Unicellular unsteady Rayleigh-Bénard convection in Newtonian liquids and Newtonian nanoliquids occupying enclosures : New findings

Rayleigh-Bénard convection in Newtonian liquids and Newtonian nanoliquids occupying rectangular, square and slender vertical enclosures is studied analytically in the paper using Buongiorno model with supplementary information on thermophysical properties of nanoliquids provided by phenomenological laws and mixture theory. The five-mode Lorenz model is derived under the assumptions of Boussinesq approximation, small-scale convective motions and some slip mechanisms like Brownian diffusion and thermophoresis. Inertia, Magnus effects, liquid drainage, diffusophoresis and gravity settling are neglected. Using multiscale method the analytically intractable Lorenz model of the problem is converted to a tractable Ginzburg-Landau equation the solution of which helps in quantifying the unsteady heat transport. The Ginzburg-Landau model derived directly from the governing equation is shown to be the same as that obtained via the Lorenz model.

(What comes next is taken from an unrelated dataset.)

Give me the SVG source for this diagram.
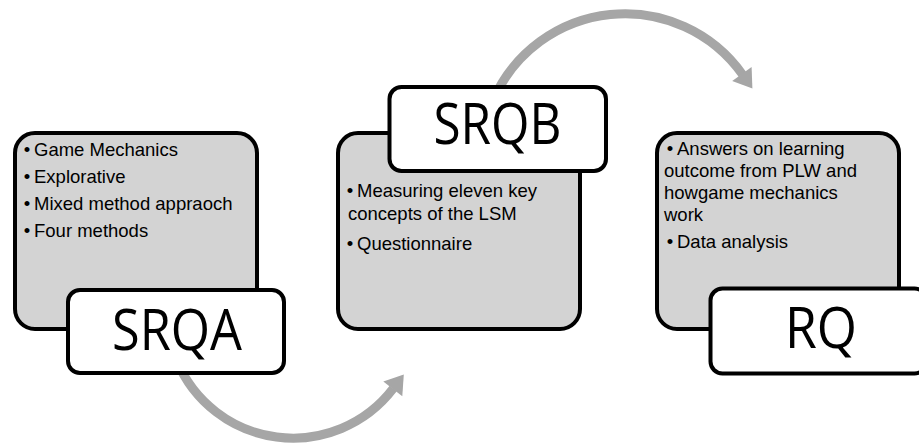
<svg xmlns="http://www.w3.org/2000/svg" width="919" height="443" viewBox="0 0 919 443">
  <style>
    .outer { fill: #d3d3d3; stroke: #000; stroke-width: 4; }
    .label { fill: #fff; stroke: #000; stroke-width: 4; }
    .big { font-family: "Open Sans", "Liberation Sans", sans-serif; font-size: 56px; fill: #000; text-anchor: middle; }
    .item { font-family: "Liberation Sans", Arial, sans-serif; font-size: 18.5px; fill: #000; }
    .dot { font-family: "Liberation Sans", Arial, sans-serif; font-size: 18.5px; fill: #000; text-anchor: middle; }
    .arc { fill: none; stroke: #a6a6a6; stroke-width: 9; }
    .head { fill: #a6a6a6; stroke: none; }
  </style>

  <g id="connectors">
    <path class="arc" d="M 176.5 360 A 126 126 0 0 0 393.2 388.6"/>
    <polygon class="head" points="403.8,374.6 402.3,396.2 383.3,381.6"/>
    <path class="arc" d="M 493.1 100.1 A 144 144 0 0 1 742.5 74.5"/>
    <polygon class="head" points="752.4,88.6 751.6,67.0 732.2,81.0"/>
  </g>

  <g id="node-srqa">
    <rect class="outer" x="15" y="133" width="242" height="196" rx="20" ry="20"/>
    <text class="dot" x="27" y="156">•</text><text class="item" x="34" y="156">Game Mechanics</text>
    <text class="dot" x="27" y="183">•</text><text class="item" x="34" y="183">Explorative</text>
    <text class="dot" x="27" y="210">•</text><text class="item" x="34" y="210">Mixed method appraoch</text>
    <text class="dot" x="27" y="237">•</text><text class="item" x="34" y="237">Four methods</text>
    <rect class="label" x="68" y="290" width="216" height="83" rx="12" ry="12"/>
    <text class="big" x="177" y="350" textLength="130" lengthAdjust="spacingAndGlyphs">SRQA</text>
  </g>

  <g id="node-srqb">
    <rect class="outer" x="338" y="133" width="242" height="196" rx="20" ry="20"/>
    <rect class="label" x="389.5" y="87" width="216.5" height="84" rx="12" ry="12"/>
    <text class="big" x="497.5" y="144" textLength="128" lengthAdjust="spacingAndGlyphs">SRQB</text>
    <text class="dot" x="350" y="197">•</text><text class="item" x="357" y="197">Measuring eleven key</text>
    <text class="item" x="348" y="220">concepts of the LSM</text>
    <text class="dot" x="350" y="250">•</text><text class="item" x="357" y="250">Questionnaire</text>
  </g>

  <g id="node-rq">
    <rect class="outer" x="657" y="133" width="242" height="196" rx="20" ry="20"/>
    <text class="dot" x="670" y="155">•</text><text class="item" x="677" y="155">Answers on learning</text>
    <text class="item" x="664" y="177">outcome from PLW and</text>
    <text class="item" x="664" y="199">howgame mechanics</text>
    <text class="item" x="664" y="221">work</text>
    <text class="dot" x="670" y="248">•</text><text class="item" x="677" y="248">Data analysis</text>
    <rect class="label" x="710.5" y="288.5" width="216" height="85" rx="12" ry="12"/>
    <text class="big" x="821" y="348" textLength="72" lengthAdjust="spacingAndGlyphs">RQ</text>
  </g>
</svg>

This point to the equivalence of the two models. Enhancement of heat transport due to the presence of nanoparticles is also clearly explained. Results on nanoliquids are discussed against the backdrop of Newtonian liquids without nanoparticles. Physical explanation is provided for all parameters' effects on onset and heat transport. The results pertaining to single-phase model are recovered as a limiting case of the present study.